Sunday, July 20, 2008

Incentives Matter

Incentives matter and so do disincentives. Few things provide as significant a disincentive as relatively high tax rates and high costs of doing business. People and economic activity tend to flow to places with fewer disincentives.

Bulgaria has recently instituted a flat 10% tax rate for both individuals and businesses. The results are pretty dramatic. (From Stephen Moore writing in OpinionJournal.com)

Ms. Kostidinova... tells me: "The situation was getting desperate in Bulgaria. We were losing our population and our best workers. They were leaving for Western Europe to find jobs and the No.1 form of foreign capital came from remittances." All that began to change when the corporate tax was cut to 10% in 2007 and the personal income tax to 10% in January of this year. "We told the politicians that it was symbolically important for Bulgaria to have the lowest flat tax. We were surrounded by flat tax countries, we wanted to be the nation most friendly to capital and business."

Result: A country that ten years ago had a 12% unemployment rate now has a 6% jobless rate. Instead of people leaving Bulgaria to find jobs, "now it is the reverse. Western Europeans now come to Bulgaria for jobs. We're gaining population now," she says.

Closer to home, the California State Automobile association is moving its call center operations to Arizona and Oklahoma.

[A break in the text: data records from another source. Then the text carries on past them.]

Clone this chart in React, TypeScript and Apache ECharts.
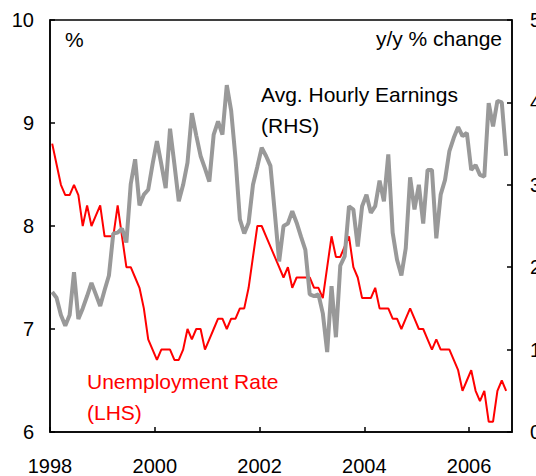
import React, { useEffect, useRef } from "react";
import * as echarts from "echarts";

// Monthly data, Jan 1998 .. Sep 2006
const startYear = 1998;

const unemploymentRate = [
  8.8, 8.6, 8.4, 8.3, 8.3, 8.4, 8.3, 8.0, 8.2, 8.0, 8.1, 8.2,
  7.9, 7.9, 7.9, 8.2, 7.9, 7.6, 7.6, 7.5, 7.4, 7.2, 6.9, 6.8,
  6.7, 6.8, 6.8, 6.8, 6.7, 6.7, 6.8, 7.0, 6.9, 7.0, 7.0, 6.8,
  6.9, 7.0, 7.1, 7.1, 7.0, 7.1, 7.1, 7.2, 7.2, 7.4, 7.7, 8.0,
  8.0, 7.9, 7.8, 7.7, 7.6, 7.5, 7.6, 7.4, 7.5, 7.5, 7.5, 7.5,
  7.4, 7.4, 7.3, 7.6, 7.9, 7.7, 7.7, 7.8, 7.9, 7.6, 7.5, 7.3,
  7.3, 7.3, 7.4, 7.2, 7.2, 7.2, 7.1, 7.1, 7.0, 7.1, 7.2, 7.1,
  7.0, 7.0, 6.9, 6.8, 6.9, 6.8, 6.8, 6.8, 6.7, 6.6, 6.4, 6.5,
  6.6, 6.4, 6.3, 6.4, 6.1, 6.1, 6.4, 6.5, 6.4,
];

const hourlyEarnings = [
  1.70, 1.63, 1.42, 1.29, 1.42, 1.94, 1.37, 1.50, 1.65, 1.81, 1.67, 1.53,
  1.72, 1.90, 2.41, 2.42, 2.47, 2.30, 3.01, 3.31, 2.75, 2.88, 2.94, 3.25,
  3.53, 3.25, 2.96, 3.68, 3.25, 2.80, 3.00, 3.27, 3.87, 3.60, 3.35, 3.20,
  3.04, 3.61, 3.77, 3.61, 4.21, 3.90, 3.32, 2.58, 2.41, 2.54, 3.00, 3.22,
  3.45, 3.35, 3.23, 2.66, 2.07, 2.50, 2.53, 2.68, 2.54, 2.37, 2.21, 1.67,
  1.65, 1.67, 1.44, 0.97, 1.77, 1.15, 2.02, 2.13, 2.74, 2.70, 2.25, 2.74,
  2.88, 2.66, 2.74, 3.05, 2.80, 3.37, 2.42, 2.09, 1.90, 2.23, 3.09, 2.70,
  3.00, 2.53, 3.18, 3.18, 2.35, 2.88, 3.06, 3.41, 3.57, 3.70, 3.59, 3.63,
  3.18, 3.24, 3.12, 3.10, 3.99, 3.71, 4.02, 4.00, 3.35,
];

const xTickLabels = ["1998", "2000", "2002", "2004", "2006"];
const xMin = 1998;
const xMax = 2006.82;

const FONT = "'Liberation Sans', Arial, sans-serif";

const monthPos = (i: number) => startYear + (i + 0.5) / 12;

export default function App() {
  const ref = useRef<HTMLDivElement>(null);

  useEffect(() => {
    document.body.style.margin = "0";
    if (!ref.current) return;
    const chart = echarts.init(ref.current, undefined, { renderer: "svg" });

    const axisCommon = {
      axisLine: { show: true, lineStyle: { color: "#000", width: 1.5 } },
      axisTick: { show: true, inside: true, length: 5, lineStyle: { color: "#000", width: 1.5 } },
      splitLine: { show: false },
    };

    chart.setOption({
      animation: false,
      grid: {
        left: 50,
        right: 24,
        top: 20,
        bottom: 44,
        show: true,
        borderColor: "#000",
        borderWidth: 1.5,
        containLabel: false,
        outerBoundsMode: "none",
      },
      xAxis: {
        type: "value",
        min: xMin,
        max: xMax,
        interval: 2,
        ...axisCommon,
        axisLabel: {
          color: "#000",
          fontSize: 20,
          fontFamily: FONT,
          margin: 24,
          showMaxLabel: false,
          formatter: (v: number) => {
            const s = String(Math.round(v));
            return Number.isInteger(v) && xTickLabels.includes(s) ? s : "";
          },
        },
      },
      yAxis: [
        {
          type: "value",
          position: "left",
          min: 6,
          max: 10,
          interval: 1,
          ...axisCommon,
          axisLabel: { color: "#000", fontSize: 20, fontFamily: FONT, margin: 16 },
        },
        {
          type: "value",
          position: "right",
          min: 0,
          max: 5,
          interval: 1,
          ...axisCommon,
          axisLabel: { color: "#000", fontSize: 20, fontFamily: FONT, margin: 18 },
        },
      ],
      series: [
        {
          name: "Unemployment Rate (LHS)",
          type: "line",
          yAxisIndex: 0,
          showSymbol: false,
          symbol: "none",
          lineStyle: { color: "#ff0000", width: 2 },
          data: unemploymentRate.map((v, i) => [monthPos(i), v]),
          z: 2,
        },
        {
          name: "Avg. Hourly Earnings (RHS)",
          type: "line",
          yAxisIndex: 1,
          showSymbol: false,
          symbol: "none",
          lineStyle: { color: "#999999", width: 4 },
          data: hourlyEarnings.map((v, i) => [monthPos(i), v]),
          z: 3,
        },
      ],
      graphic: [
        {
          type: "text",
          x: 65,
          y: 39,
          style: { text: "%", fill: "#000", fontSize: 21, fontFamily: FONT, align: "left", verticalAlign: "middle" },
        },
        {
          type: "text",
          x: 502,
          y: 38,
          style: { text: "y/y % change", fill: "#000", fontSize: 21, fontFamily: FONT, align: "right", verticalAlign: "middle" },
        },
        {
          type: "text",
          x: 261,
          y: 94.5,
          style: { text: "Avg. Hourly Earnings", fill: "#000", fontSize: 21, fontFamily: FONT, align: "left", verticalAlign: "middle" },
        },
        {
          type: "text",
          x: 261,
          y: 125,
          style: { text: "(RHS)", fill: "#000", fontSize: 21, fontFamily: FONT, align: "left", verticalAlign: "middle" },
        },
        {
          type: "text",
          x: 87,
          y: 381,
          style: { text: "Unemployment Rate", fill: "#ff0000", fontSize: 21, fontFamily: FONT, align: "left", verticalAlign: "middle" },
        },
        {
          type: "text",
          x: 87,
          y: 412,
          style: { text: "(LHS)", fill: "#ff0000", fontSize: 21, fontFamily: FONT, align: "left", verticalAlign: "middle" },
        },
      ],
    });

    return () => chart.dispose();
  }, []);

  return <div ref={ref} style={{ width: 536, height: 476 }} />;
}
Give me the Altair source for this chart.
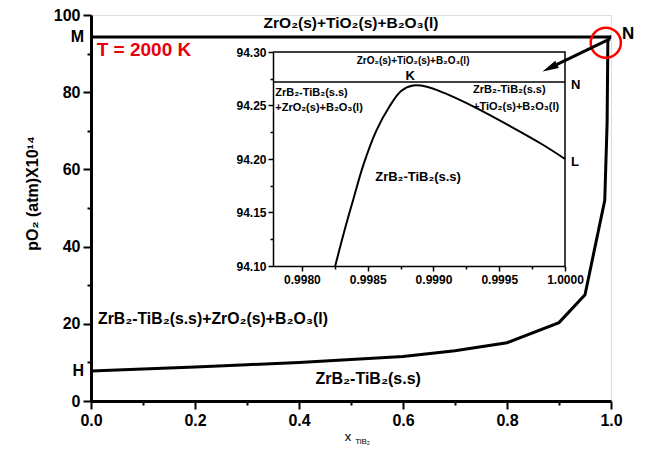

The California State Automobile Association has decided to close its call centers in California, including one in the East Bay, and shift hundreds of jobs to CSAA call centers in other states...

The departure of the call centers is tied to what over the last decade has become an economic bogeyman for a number of businesses with major operations in California: the state's chilly business climate.

"It costs more to do business in California than in other states," said Cynthia Harris, a spokeswoman for CSAA. "Moving our call center operations to states outside of California gives us an opportunity to reduce our operating costs."

As an aside, I wasn't aware that there was a beach between Arizona and California.

The jobs, about 900 in all, will be sent offshore to Arizona and Oklahoma where wages are cheaper.